Joonas Lindgren

Personal information
- Nationality: Finland
- Born: 31 May 1986 (age 40) Helsinki, Finland
- Height: 1.70 m (5 ft 7 in)
- Weight: 64 kg (141 lb)

Sailing career
- Sport: Sailing
- Club: Helsingfors Segelklubb
- Coached by: Jouko Lindgren
- Class: Dinghy

= Joonas Lindgren =

Finnish sailor

Joonas Lindgren (born 31 May 1986 in Helsinki) is a Finnish sailor, who specialized in two-person dinghy (470) class. He represented Finland at the 2012 Summer Olympics, and has also been training for the Helsinki Sailing Club (Helsingfors Segelklubb) throughout most of his sporting career. His father and personal coach Jouko Lindgren shared bronze medals with Georg Tallberg in the same program at the 1980 Summer Olympics in Moscow. As of September 2013, Lindgren is ranked no. 33 in the world for two-person dinghy class by the International Sailing Federation.

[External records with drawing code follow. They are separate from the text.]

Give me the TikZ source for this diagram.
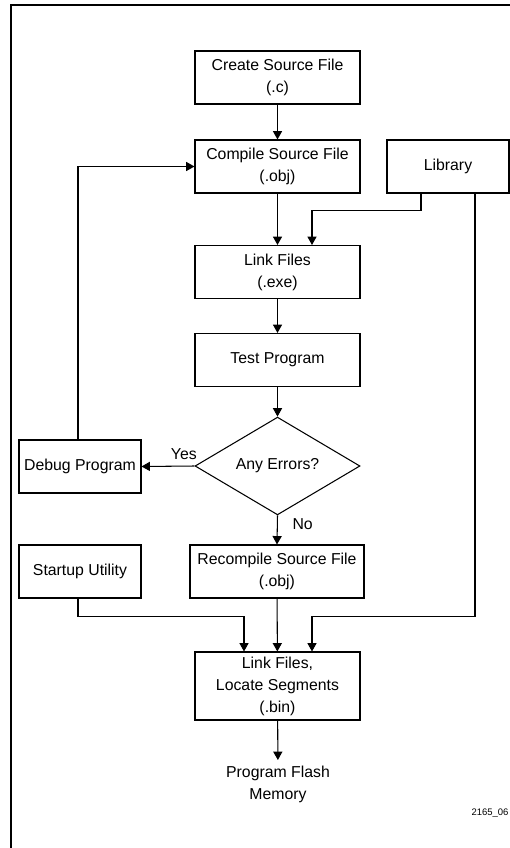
\documentclass[tikz,border=0pt]{standalone}
\usepackage{fontspec}
\setmainfont{Liberation Sans}
\usetikzlibrary{shapes.geometric, arrows.meta, positioning}

\tikzset{
  box/.style={draw, line width=0.6pt, minimum width=3.3cm, minimum height=1.06cm,
    align=center, inner sep=1pt, font=\fontsize{9}{12.5}\selectfont},
  sidebox/.style={box, minimum width=2.44cm},
  decision/.style={draw, line width=0.6pt, diamond, inner sep=0pt,
    minimum width=3.3cm, minimum height=1.76cm, font=\fontsize{9}{12.5}\selectfont},
  lbl/.style={font=\fontsize{9}{12.5}\selectfont},
}

\begin{document}
\begin{tikzpicture}[x=0.02cm, y=-0.02cm, line width=0.6pt,
    >={Triangle[length=4.8pt, width=5.2pt]}]
    \useasboundingbox (0,0) rectangle (510,848);
    \clip (0,0) rectangle (510,848);
    % Rahmen
    \draw[line width=1.1pt] (11,5) rectangle (540,880);

    % Kaesten
    \node[box] (create) at (277.5,77.5) {Create Source File\\(.c)};
    \node[box] (compile) at (277.5,166.5) {Compile Source File\\(.obj)};
    \node[sidebox] (library) at (448,166.5) {Library};
    \node[box] (link) at (277.5,272) {Link Files\\(.exe)};
    \node[box] (test) at (277.5,360) {Test Program};
    \node[decision] (errors) at (277.5,466) {Any Errors?};
    \node[sidebox] (debug) at (80,466.5) {Debug Program};
    \node[box, minimum width=3.48cm] (recompile) at (277,571.5) {Recompile Source File\\(.obj)};
    \node[sidebox] (startup) at (80,571.5) {Startup Utility};
    \node[box, minimum height=1.36cm] (locate) at (277.5,686) {Link Files,\\Locate Segments\\(.bin)};
    \node[lbl, align=center, anchor=north] (flash) at (278,760) {Program Flash\\Memory};
    \node[anchor=west, inner sep=0pt, font=\fontsize{5.4}{7}\selectfont] (tag) at (471,813) {2165\_06};

    % Verbindungen
    \draw[->] (create) -- (compile);
    \draw[->] (compile) -- (link);
    \draw[->] ([xshift=-0.54cm]library.south) -- ++(0,17) -| ([xshift=0.69cm]link.north);
    \draw[->] (link) -- (test);
    \draw[->] (test) -- (errors);
    \draw[->] (errors.west) -- (debug.east) node[lbl, pos=0.2, above] (yes) {Yes};
    \draw[->] ([xshift=-0.04cm]debug.north) |- (compile.west);
    \draw[->] (errors.south) -- (recompile.north) node[lbl, pos=0.3, right=5pt] (no) {No};
    \draw[->] ([xshift=-0.04cm]startup.south) -- ++(0,18) -| ([xshift=-0.67cm]locate.north);
    \draw[->] (recompile) -- (locate);
    \draw[->] ([xshift=0.54cm]library.south) -- ++(0,423) -| ([xshift=0.69cm]locate.north);
    \draw[->] (locate) -- (flash);
\end{tikzpicture}
\end{document}
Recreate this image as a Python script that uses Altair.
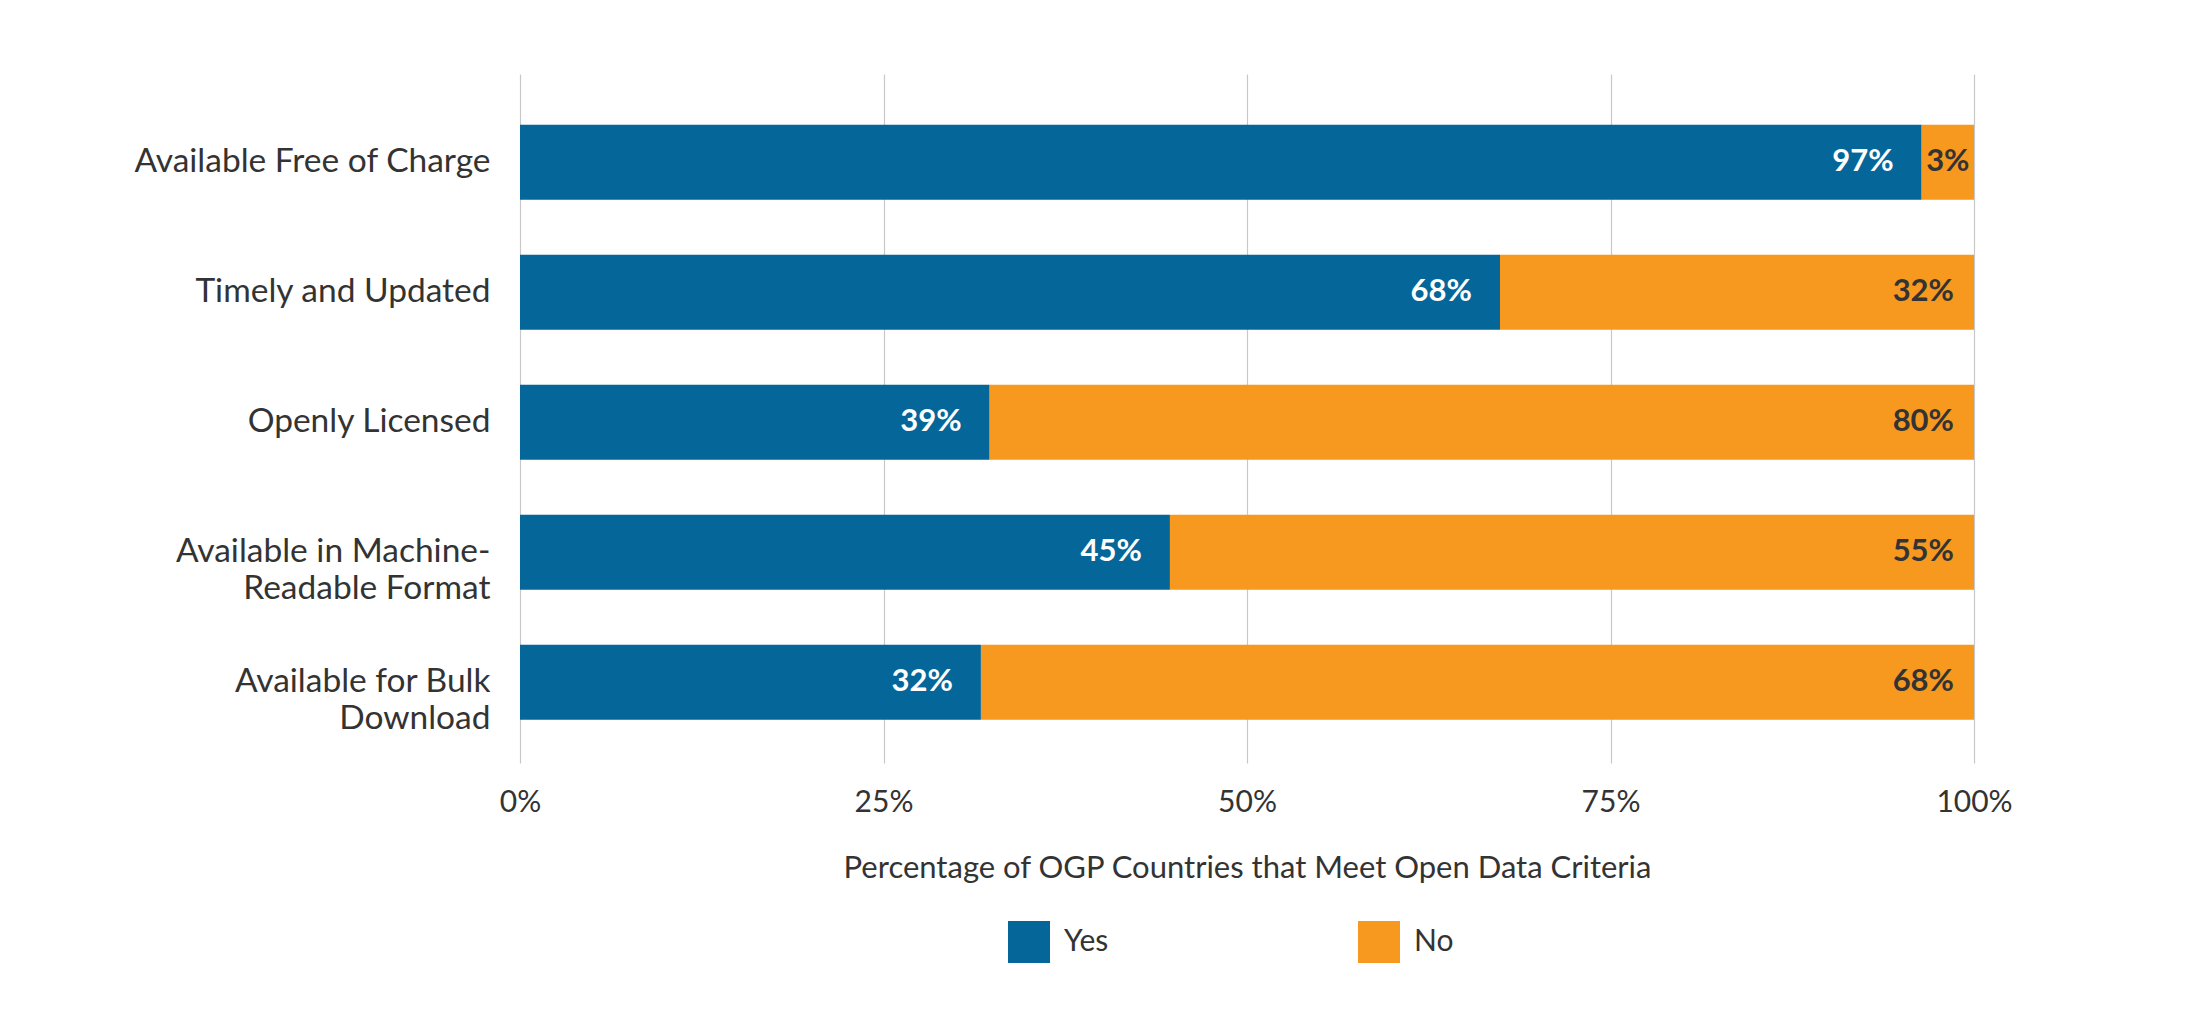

Lindgren competed as a skipper in the men's 470 class at the 2012 Summer Olympics in London by finishing twenty-second and receiving a berth from the ISAF World Championships in Perth, Western Australia. Teaming with his younger brother and skipper Niklas Lindgren in the opening series, the Finnish duo accumulated a net score of 167 to claim a twenty-first spot in a fleet of twenty-seven boats.